Es ist eigentlich eindeutig, dass die Beschaffung einer voluminösen Festplatte mit 4 TB für
vielleicht 200,– Euro unter § 670 BGB dann fällt, wenn dies für die Bearbeitung des Mandats, wie hier, erforderlich ist. Es handelt sich wegen des besonders großen Umfangs der Datenmenge um besondere Geschäftskosten, die zwingend anfallen, nicht allgemeine, wie das LG fälschlich annimmt. Diese sind nach Abrechnung gesondert zu erstatten. Hinzu tritt, dass die Festplatte als Bestandteil der Akte aufbewahrt werden muss, also nicht gelöscht und wieder verwendet werden kann ( es dräut das Finanzamt ).
Alternativ könnte man jeden Frame extra ausdrucken, und darüber eine Rechnung schreiben, aber das wird schlecht funktionieren.
Das Brennen auf DVDs ist schon deswegen widersinnig, weil damit für den Anwalt ein derart unverhältnismäßiger Aufwand anfallen würde, der nicht zu rechtfertigen ist. Denn eine DVD fasst nur 4,7 Gigabyte – selbst eine Blu-Ray nur 25 bis 50 GB.
Die Frage die sich stellte: Mit welcher Begründung soll der Verteidiger hier benachteiligt werden?
Das ist ebenso wenig hinnehmbar, wie die Annahme, der Verteidiger dürfe sich eine große Akte nicht ausdrucken (bzw. dürfte die Kosten nicht in Rechnung stellen) und müsse diese brav auf dem PC ansehen.
Meiner Meinung nach ist genau das der Punkt:
»[…] Letztendlich muss bei Strafverteidigern ausgeschlossen werden, dass sie hinsichtlich des ihnen zur Verfügung stehenden Aktenmaterials im Verhältnis zur Staatsanwaltschaft und dem Gericht benachteiligt werden (MüllerRabe aaO VV 7000 Rn. 30).«
In dem einen Fall wurden Inhalte von CDs ausgedruckt, weil die Verteidiger das gerne in Papierform haben möchten, was nun einmal Geld kostet.
Und im vorliegenden Falle möchte der Verteidiger die Inhalte gerne – wie die Staatsanwaltschaft auch – auf einer Festplatte haben, weil alles andere Unfug wäre. Das kostet nicht einmal viel Geld, sondern weniger als 200,00 €, sodass auch nicht davon die Rede sein kann, die Verhältnismäßigkeit sei nicht gewahrt.
Materiellrechtlich kann ich das natürlich weniger gut beurteilen.
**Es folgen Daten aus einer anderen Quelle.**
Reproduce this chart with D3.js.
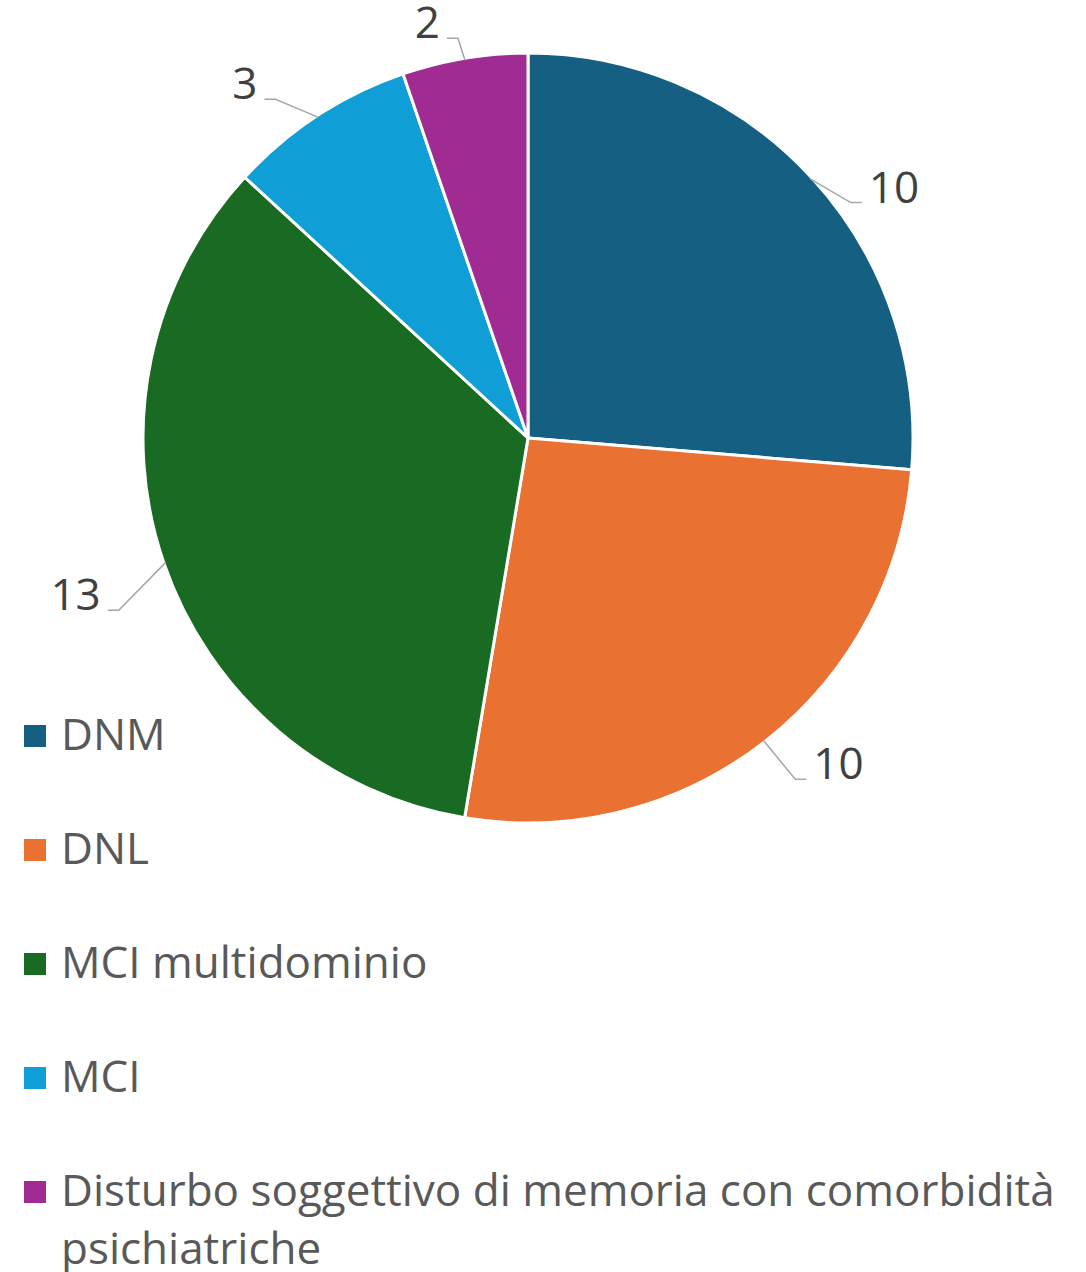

Für mich jedenfalls ist diese Ausgabe nicht einmal eine besondere, sondern eine übliche Ausgabe: Denn dadurch, dass der Fall eben besonders umfangreich ist, werden die Ausgaben nicht besonders, weil man auf andere Datenträger zugreifen muss. Zwischen Papier, CD, DVD, Blu-Ray und Festplatte besteht nämlich insoweit überhaupt kein Unterschied: Sie sind alle Datenträger und das kosteneffizienteste Mittel und auch sinnvollste ist hier die Festplatte.